Power producers say some provisions in the Share Issue Directives are illogicalElectricity Regulatory Commission has barred hydropower companies from making follow-on public offers and issuing rights shares with the intention of investing in other companies or projects and clearing debts.
The newly-formed Electricity Regulatory Commission drew the ire of power producers who said some of the provisions in its recent directive regulating public offerings by hydropower companies were illogical.
The Share Issue Directives of Hydropower Companies 2019 permits hydropower companies to issue rights shares and make follow-on public offers only two years after their initial public offerings. The commission has barred hydropower companies from making follow-on public offers and issuing rights shares with the intention of investing in other companies or projects and clearing debts.
“There is no point in issuing further shares if we cannot pay back our debts and invest public money in other productive projects,” said Kumar Pandey, vice-president of the Independent Power Producers Association. “The commission did not understand our recommendations and enforced regressive regulations.”

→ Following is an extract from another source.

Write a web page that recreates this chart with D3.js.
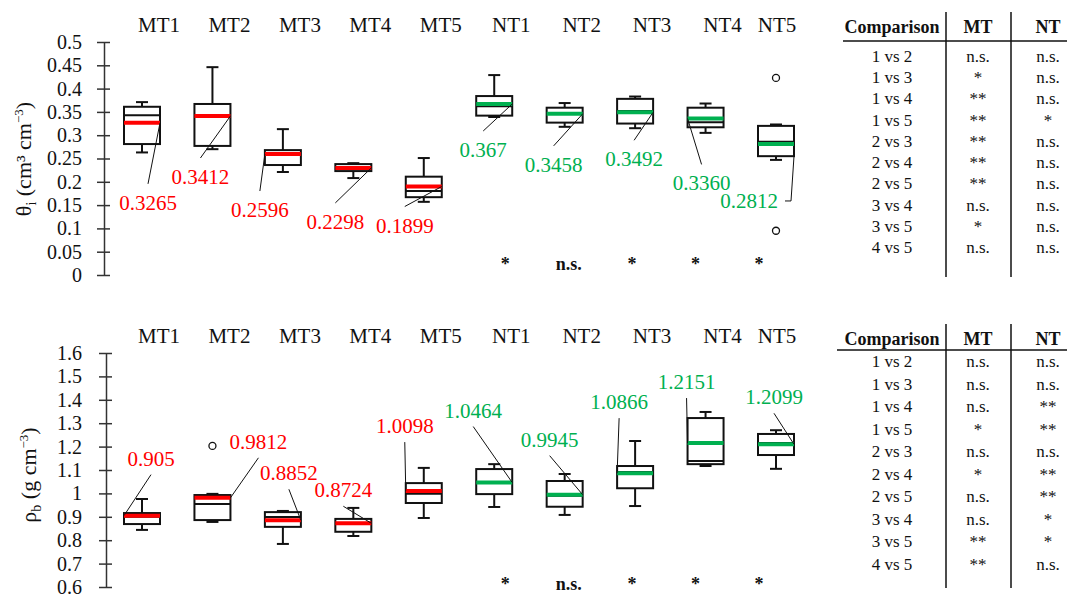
<!DOCTYPE html>
<html>
<head>
<meta charset="utf-8">
<script src="https://cdn.jsdelivr.net/npm/d3@7"></script>
<style>
  body { margin: 0; background: #fff; }
  svg text { font-family: "Liberation Serif", "Times New Roman", serif; }
</style>
</head>
<body>
<svg id="chart" width="1067" height="596"></svg>
<script>
// ---- data ----
const groups = ["MT1", "MT2", "MT3", "MT4", "MT5", "NT1", "NT2", "NT3", "NT4", "NT5"];

// volumetric water content
const thetaMin = [0.263, 0.270, 0.221, 0.208, 0.157, 0.339, 0.318, 0.315, 0.305, 0.247];
const thetaQ1 = [0.281, 0.277, 0.236, 0.223, 0.167, 0.342, 0.327, 0.325, 0.317, 0.255];
const thetaMedian = [0.343, 0.340, 0.262, 0.232, 0.180, 0.362, 0.346, 0.352, 0.328, 0.286];
const thetaQ3 = [0.361, 0.367, 0.268, 0.238, 0.211, 0.384, 0.359, 0.378, 0.359, 0.320];
const thetaMax = [0.371, 0.446, 0.313, 0.240, 0.251, 0.429, 0.369, 0.383, 0.368, 0.323];
const thetaMean = [0.3265, 0.3412, 0.2596, 0.2298, 0.1899, 0.367, 0.3458, 0.3492, 0.3360, 0.2812];
const thetaMeanText = ["0.3265", "0.3412", "0.2596", "0.2298", "0.1899", "0.367", "0.3458", "0.3492", "0.3360", "0.2812"];
const thetaOutliers = [["NT5", 0.423], ["NT5", 0.095]];
const thetaTicks = [0, 0.05, 0.1, 0.15, 0.2, 0.25, 0.3, 0.35, 0.4, 0.45, 0.5];
const thetaSig = ["*", "n.s.", "*", "*", "*"];

// bulk density
const rhoMin = [0.844, 0.878, 0.784, 0.818, 0.895, 0.942, 0.908, 0.946, 1.117, 1.105];
const rhoQ1 = [0.869, 0.886, 0.857, 0.836, 0.959, 0.997, 0.943, 1.022, 1.125, 1.164];
const rhoMedian = [0.900, 0.955, 0.899, 0.870, 0.998, 1.045, 0.990, 1.091, 1.138, 1.215];
const rhoQ3 = [0.916, 0.993, 0.920, 0.891, 1.044, 1.104, 1.053, 1.117, 1.322, 1.254];
const rhoMax = [0.976, 0.998, 0.925, 0.938, 1.109, 1.125, 1.083, 1.224, 1.348, 1.270];
const rhoMean = [0.905, 0.9812, 0.8852, 0.8724, 1.0098, 1.0464, 0.9945, 1.0866, 1.2151, 1.2099];
const rhoMeanText = ["0.905", "0.9812", "0.8852", "0.8724", "1.0098", "1.0464", "0.9945", "1.0866", "1.2151", "1.2099"];
const rhoOutliers = [["MT2", 1.203]];
const rhoTicks = [0.6, 0.7, 0.8, 0.9, 1, 1.1, 1.2, 1.3, 1.4, 1.5, 1.6];
const rhoSig = ["*", "n.s.", "*", "*", "*"];

// comparison tables
const comparisons = ["1 vs 2", "1 vs 3", "1 vs 4", "1 vs 5", "2 vs 3", "2 vs 4", "2 vs 5", "3 vs 4", "3 vs 5", "4 vs 5"];
const thetaMT = ["n.s.", "*", "**", "**", "**", "**", "**", "n.s.", "*", "n.s."];
const thetaNT = ["n.s.", "n.s.", "n.s.", "*", "n.s.", "n.s.", "n.s.", "n.s.", "n.s.", "n.s."];
const rhoMT = ["n.s.", "n.s.", "n.s.", "*", "n.s.", "*", "n.s.", "n.s.", "**", "**"];
const rhoNT = ["n.s.", "n.s.", "**", "**", "n.s.", "**", "**", "*", "*", "n.s."];

// ---- layout (label placement relative to each mean line) ----
// [dx from box centre, baseline dy from mean, leader attaches left/right]
const thetaLabelPos = [[6, 87, "r"], [-12, 68, "r"], [-23, 63, "l"], [-18, 61, "r"], [-19, 46, "r"],
                       [-11, 53, "r"], [-11, 58, "r"], [-1, 54, "r"], [-4, 72, "l"], [-27, 64, "e"]];
const rhoLabelPos = [[9, -50, "l"], [46, -49, "r"], [6, -40, "r"], [-10, -26, "r"], [-19, -58, "l"],
                     [-21, -65, "r"], [-15, -48, "r"], [-16, -64, "l"], [-19, -54, "l"], [-2, -40, "r"]];

const RED = "#ff0000", GREEN = "#00b050";
const boxW = 36, capW = 12;

const svg = d3.select("#chart");

const x = d3.scalePoint().domain(groups).range([142, 776]);

function drawPanel(cfg) {
  const y = d3.scaleLinear().domain(cfg.domain).range(cfg.range);
  const g = svg.append("g");

  // axis with ticks on both sides
  const ax = g.append("g")
    .attr("transform", "translate(" + cfg.axisX + ",0)")
    .call(d3.axisLeft(y)
      .tickValues(cfg.ticks)
      .tickSizeInner(7)
      .tickSizeOuter(0)
      .tickPadding(cfg.pad)
      .tickFormat(d => String(+d.toFixed(2))));
  ax.select(".domain").attr("stroke", "#333").attr("stroke-width", 1.5);
  ax.selectAll(".tick line").attr("x1", 6).attr("stroke", "#333").attr("stroke-width", 1.5);
  ax.selectAll(".tick text")
    .attr("fill", "#111")
    .style("font-family", "Liberation Serif")
    .style("font-size", "20px");

  // axis title
  const t = g.append("text")
    .attr("transform", "translate(" + cfg.titleX + "," + cfg.titleY + ") rotate(-90)")
    .attr("text-anchor", "middle")
    .style("font-size", "22px")
    .attr("fill", "#111");
  t.append("tspan").text(cfg.titleSym);
  t.append("tspan").text(cfg.titleSub).attr("dy", 5).style("font-size", "14px");
  t.append("tspan").text(" (" + cfg.titleUnit).attr("dy", -5);
  t.append("tspan").text(cfg.titleSup).attr("dy", -8).style("font-size", "13px");
  t.append("tspan").text(")").attr("dy", 8);

  // category labels
  g.selectAll(".cat")
    .data(groups)
    .enter().append("text")
    .attr("x", (d, i) => x(d) + (i < groups.length - 1 ? 17 : 1))
    .attr("y", y(cfg.domain[1]) - 10)
    .attr("text-anchor", "middle")
    .style("font-size", "21px")
    .attr("fill", "#111")
    .text(d => d);

  const rows = groups.map((d, i) => ({
    name: d, min: cfg.min[i], q1: cfg.q1[i], med: cfg.median[i], q3: cfg.q3[i],
    max: cfg.max[i], mean: cfg.mean[i], label: cfg.meanText[i], pos: cfg.labelPos[i],
    color: d.startsWith("MT") ? RED : GREEN
  }));

  const box = g.selectAll(".box").data(rows).enter().append("g");

  // whiskers
  box.append("line")
    .attr("x1", d => x(d.name)).attr("x2", d => x(d.name))
    .attr("y1", d => y(d.max)).attr("y2", d => y(d.q3))
    .attr("stroke", "#111").attr("stroke-width", 2);
  box.append("line")
    .attr("x1", d => x(d.name)).attr("x2", d => x(d.name))
    .attr("y1", d => y(d.q1)).attr("y2", d => y(d.min))
    .attr("stroke", "#111").attr("stroke-width", 2);
  box.append("line")
    .attr("x1", d => x(d.name) - capW / 2).attr("x2", d => x(d.name) + capW / 2)
    .attr("y1", d => y(d.max)).attr("y2", d => y(d.max))
    .attr("stroke", "#111").attr("stroke-width", 2);
  box.append("line")
    .attr("x1", d => x(d.name) - capW / 2).attr("x2", d => x(d.name) + capW / 2)
    .attr("y1", d => y(d.min)).attr("y2", d => y(d.min))
    .attr("stroke", "#111").attr("stroke-width", 2);

  // box
  box.append("rect")
    .attr("x", d => x(d.name) - boxW / 2)
    .attr("y", d => y(d.q3))
    .attr("width", boxW)
    .attr("height", d => y(d.q1) - y(d.q3))
    .attr("fill", "#fff")
    .attr("stroke", "#111").attr("stroke-width", 2);

  // median
  box.append("line")
    .attr("x1", d => x(d.name) - boxW / 2).attr("x2", d => x(d.name) + boxW / 2)
    .attr("y1", d => y(d.med)).attr("y2", d => y(d.med))
    .attr("stroke", "#111").attr("stroke-width", 2);

  // mean
  box.append("line")
    .attr("x1", d => x(d.name) - boxW / 2).attr("x2", d => x(d.name) + boxW / 2)
    .attr("y1", d => y(d.mean)).attr("y2", d => y(d.mean))
    .attr("stroke", d => d.color).attr("stroke-width", 4);

  // mean labels + leader lines
  box.append("path")
    .attr("fill", "none").attr("stroke", "#111").attr("stroke-width", 1)
    .attr("d", d => {
      const cx = x(d.name), my = y(d.mean);
      const lx = cx + d.pos[0], ly = my + d.pos[1];
      const sy = cfg.below ? ly - 26 : ly + 9;
      if (d.pos[2] === "e") {
        const ex = lx + 36;
        return "M" + ex + "," + (ly - 7) + "L" + (cx + 15) + "," + (ly - 7) + "L" + (cx + boxW / 2) + "," + y(d.q1);
      }
      const tx = d.pos[2] === "r" ? cx + boxW / 2 : cx - boxW / 2;
      return "M" + lx + "," + sy + "L" + tx + "," + my;
    });
  box.append("text")
    .attr("x", d => x(d.name) + d.pos[0])
    .attr("y", d => y(d.mean) + d.pos[1])
    .attr("text-anchor", "middle")
    .style("font-size", "21px")
    .attr("fill", d => d.color)
    .text(d => d.label);

  // outliers
  g.selectAll(".out").data(cfg.outliers).enter().append("circle")
    .attr("cx", d => x(d[0])).attr("cy", d => y(d[1]))
    .attr("r", 3.5).attr("fill", "#fff").attr("stroke", "#111").attr("stroke-width", 1.3);

  // NT vs MT significance
  const nt = groups.slice(5);
  const sx = d3.scalePoint().domain(nt).range([x("NT1") + 11, x("NT5") - 17]);
  g.selectAll(".sig").data(cfg.sig).enter().append("text")
    .attr("x", (d, i) => sx(nt[i]))
    .attr("y", cfg.sigY)
    .attr("text-anchor", "middle")
    .style("font-size", "18px")
    .style("font-weight", "bold")
    .attr("fill", "#111")
    .text(d => d);
}

function drawTable(cfg) {
  const g = svg.append("g");
  const colX = [892, 978, 1048];
  g.append("line").attr("x1", 946).attr("x2", 946).attr("y1", cfg.top).attr("y2", cfg.bottom)
    .attr("stroke", "#111").attr("stroke-width", 1.5);
  g.append("line").attr("x1", 1011).attr("x2", 1011).attr("y1", cfg.top).attr("y2", cfg.bottom)
    .attr("stroke", "#111").attr("stroke-width", 1.5);
  g.append("line").attr("x1", cfg.ruleX).attr("x2", 1067).attr("y1", cfg.ruleY).attr("y2", cfg.ruleY)
    .attr("stroke", "#111").attr("stroke-width", 1.5);
  g.selectAll(".hd").data(["Comparison", "MT", "NT"]).enter().append("text")
    .attr("x", (d, i) => colX[i]).attr("y", cfg.headY)
    .attr("text-anchor", "middle")
    .style("font-size", "18px").style("font-weight", "bold")
    .attr("fill", "#111")
    .text(d => d);
  const ry = d3.scalePoint().domain(comparisons).range(cfg.rowRange);
  comparisons.forEach((c, i) => {
    [c, cfg.mt[i], cfg.nt[i]].forEach((v, j) => {
      g.append("text")
        .attr("x", colX[j]).attr("y", ry(c))
        .attr("text-anchor", "middle")
        .style("font-size", "17px")
        .attr("fill", "#111")
        .text(v);
    });
  });
}

drawPanel({
  domain: [0, 0.5], range: [275, 42], ticks: thetaTicks, axisX: 104, pad: 15,
  min: thetaMin, q1: thetaQ1, median: thetaMedian, q3: thetaQ3, max: thetaMax,
  mean: thetaMean, meanText: thetaMeanText, labelPos: thetaLabelPos, below: true,
  outliers: thetaOutliers, sig: thetaSig, sigY: 270,
  titleX: 31, titleY: 159, titleSym: "θ", titleSub: "i", titleUnit: "cm³ cm", titleSup: "−3"
});

drawPanel({
  domain: [0.6, 1.6], range: [587, 353], ticks: rhoTicks, axisX: 106, pad: 17,
  min: rhoMin, q1: rhoQ1, median: rhoMedian, q3: rhoQ3, max: rhoMax,
  mean: rhoMean, meanText: rhoMeanText, labelPos: rhoLabelPos, below: false,
  outliers: rhoOutliers, sig: rhoSig, sigY: 590,
  titleX: 36, titleY: 475, titleSym: "ρ", titleSub: "b", titleUnit: "g cm", titleSup: "−3"
});

drawTable({ top: 12, bottom: 277, ruleX: 843, ruleY: 41, headY: 33, rowRange: [62, 253],
  mt: thetaMT, nt: thetaNT });
drawTable({ top: 324, bottom: 588, ruleX: 837, ruleY: 350, headY: 345, rowRange: [367, 570],
  mt: rhoMT, nt: rhoNT });
</script>
</body>
</html>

According to Pandey, the primary motive of hydropower companies behind floating additional shares in the market is to settle debts and foster financial growth of the company by utilising the accumulated funds instead of depositing it as idle money in banks.

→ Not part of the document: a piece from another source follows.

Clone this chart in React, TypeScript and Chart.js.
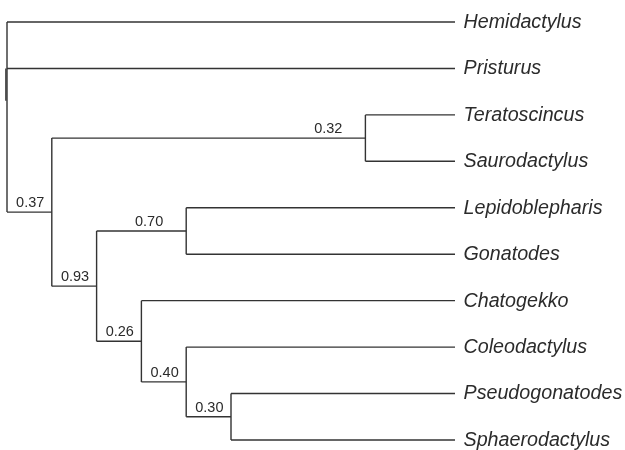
import React, { useEffect, useRef } from "react";
import { Chart, registerables } from "chart.js";

Chart.register(...registerables);

// Tips in plotting order (top to bottom)
const taxa = [
  "Hemidactylus",
  "Pristurus",
  "Teratoscincus",
  "Saurodactylus",
  "Lepidoblepharis",
  "Gonatodes",
  "Chatogekko",
  "Coleodactylus",
  "Pseudogonatodes",
  "Sphaerodactylus",
];
const taxonParent = ["root", "root", "n32", "n32", "n70", "n70", "n26", "n40", "n30", "n30"];
const tipDepth = 10;

// Internal nodes
const nodeIds = ["root", "n37", "n32", "n93", "n70", "n26", "n40", "n30"];
const nodeParent = [null, "root", "n37", "n37", "n93", "n93", "n26", "n40"];
const nodeDepth = [0, 1, 8, 2, 4, 3, 4, 5];
const nodeSupport = ["", "0.37", "0.32", "0.93", "0.70", "0.26", "0.40", "0.30"];

const LINE = "#333333";
const TEXT = "#2b2b2b";

type P = { x: number; y: number };

function buildTree() {
  const yOf: Record<string, number> = {};
  const xOf: Record<string, number> = {};
  const kids: Record<string, string[]> = {};
  nodeIds.forEach((id, i) => {
    kids[id] = [];
    xOf[id] = nodeDepth[i];
  });
  taxa.forEach((t, i) => {
    yOf[t] = i;
    xOf[t] = tipDepth;
    kids[taxonParent[i]].push(t);
  });
  nodeIds.forEach((id, i) => {
    const p = nodeParent[i];
    if (p) kids[p].push(id);
  });
  const ySpan: Record<string, [number, number]> = {};
  const calc = (id: string): number => {
    if (yOf[id] !== undefined) return yOf[id];
    const ys = kids[id].map(calc);
    const lo = Math.min(...ys);
    const hi = Math.max(...ys);
    ySpan[id] = [lo, hi];
    yOf[id] = (lo + hi) / 2;
    return yOf[id];
  };
  calc("root");
  const rootMean = kids["root"].map((k) => yOf[k]).reduce((a, b) => a + b, 0) / kids["root"].length;

  const segs: P[][] = [];
  taxa.forEach((t, i) => {
    const p = taxonParent[i];
    segs.push([{ x: xOf[p], y: yOf[t] }, { x: xOf[t], y: yOf[t] }]);
  });
  nodeIds.forEach((id, i) => {
    const p = nodeParent[i];
    if (p) segs.push([{ x: xOf[p], y: yOf[id] }, { x: xOf[id], y: yOf[id] }]);
  });
  nodeIds.forEach((id) => {
    const [lo, hi] = ySpan[id];
    segs.push([{ x: xOf[id], y: lo }, { x: xOf[id], y: hi }]);
  });
  segs.push([{ x: -0.025, y: 1 }, { x: -0.025, y: rootMean }]);

  const supports = nodeIds
    .map((id, i) => {
      const p = nodeParent[i];
      return {
        label: nodeSupport[i],
        x: xOf[id],
        y: yOf[id],
        longEdge: p ? xOf[id] - xOf[p] > 1 : false,
      };
    })
    .filter((s) => s.label);
  return { segs, supports };
}

export default function App() {
  const ref = useRef<HTMLCanvasElement | null>(null);
  useEffect(() => {
    if (!ref.current) return;
    const { segs, supports } = buildTree();
    const W = 625;
    const H = 450;
    const pxPerX = 44.8;
    const pxPerY = 46.44;
    const xMin = -7 / pxPerX;
    const yMin = -22 / pxPerY;

    const labelPlugin = {
      id: "treeLabels",
      afterDatasetsDraw(chart: any) {
        const { ctx, scales } = chart;
        const xs = scales.x;
        const ys = scales.y;
        ctx.save();
        ctx.fillStyle = TEXT;
        ctx.font = "italic 19.7px 'Liberation Sans', Arial, sans-serif";
        ctx.textAlign = "left";
        ctx.textBaseline = "middle";
        taxa.forEach((t, i) => {
          ctx.fillText(t, xs.getPixelForValue(tipDepth) + 8.5, ys.getPixelForValue(i) + 0.5);
        });
        ctx.font = "14.5px 'Liberation Sans', Arial, sans-serif";
        ctx.textAlign = "right";
        ctx.textBaseline = "alphabetic";
        supports.forEach((s) => {
          const gap = s.longEdge ? 23 : 7.5;
          ctx.fillText(s.label, xs.getPixelForValue(s.x) - gap, ys.getPixelForValue(s.y) - 5);
        });
        ctx.restore();
      },
    };

    const chart = new Chart(ref.current, {
      type: "scatter",
      data: {
        datasets: segs.map((s) => ({
          data: s,
          showLine: true,
          borderColor: LINE,
          borderWidth: 1.4,
          pointRadius: 0,
          pointHoverRadius: 0,
          clip: false as any,
        })),
      },
      options: {
        animation: false,
        responsive: false,
        maintainAspectRatio: false,
        layout: { padding: 0 },
        plugins: { legend: { display: false }, tooltip: { enabled: false } },
        events: [],
        scales: {
          x: { type: "linear", display: false, min: xMin, max: xMin + W / pxPerX },
          y: { type: "linear", display: false, reverse: true, min: yMin, max: yMin + H / pxPerY },
        },
      },
      plugins: [labelPlugin],
    });
    return () => chart.destroy();
  }, []);

  return (
    <div style={{ position: "fixed", left: 0, top: 0, width: 625, height: 450, background: "#fff" }}>
      <canvas ref={ref} width={625} height={450} style={{ width: 625, height: 450, display: "block" }} />
    </div>
  );
}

Commission officials countered the claim saying that the new regulations were put in place to foster a more accountable system of governance in hydropower companies that thrive on public investment.
“We have seen cases of hydropower companies making further public offerings for a particular project and then investing the money in other new projects without completing the under-construction project,” said Ram Prasad Dhital, a member of the commission. “The directives have been issued to ensure the security of public investment and prevent companies from mishandling the funds without providing dividends and completing the intended projects.”
The directives also state that only those hydropower companies that have achieved 50 percent completion in the construction of major structures and infrastructure ensuring transmission connectivity with the national grid can make initial public offerings. The draft provisions of the directive originally required 95 percent completion, but the commission relaxed the requirement after consultations with stakeholders.
Hydropower companies are required to carry out financial management for the project before issuing shares. The provision had drawn reservations from power producers who said the motive for making an initial public offering was to arrange funds for their projects. The regulator explained that the term ‘financial management’ meant that the companies should mandatorily disclose the amount they wish to collect from their initial public offerings in their financial plans.
Currently, there are 30 hydropower companies listed on the Nepal Stock Exchange. Statistics issued by the Nepal Electricity Authority show that there are 82 hydropower projects owned by independent power producers in operation. A total of 107 independent projects had achieved financial closure as of the last fiscal, and 74 projects are yet to do so.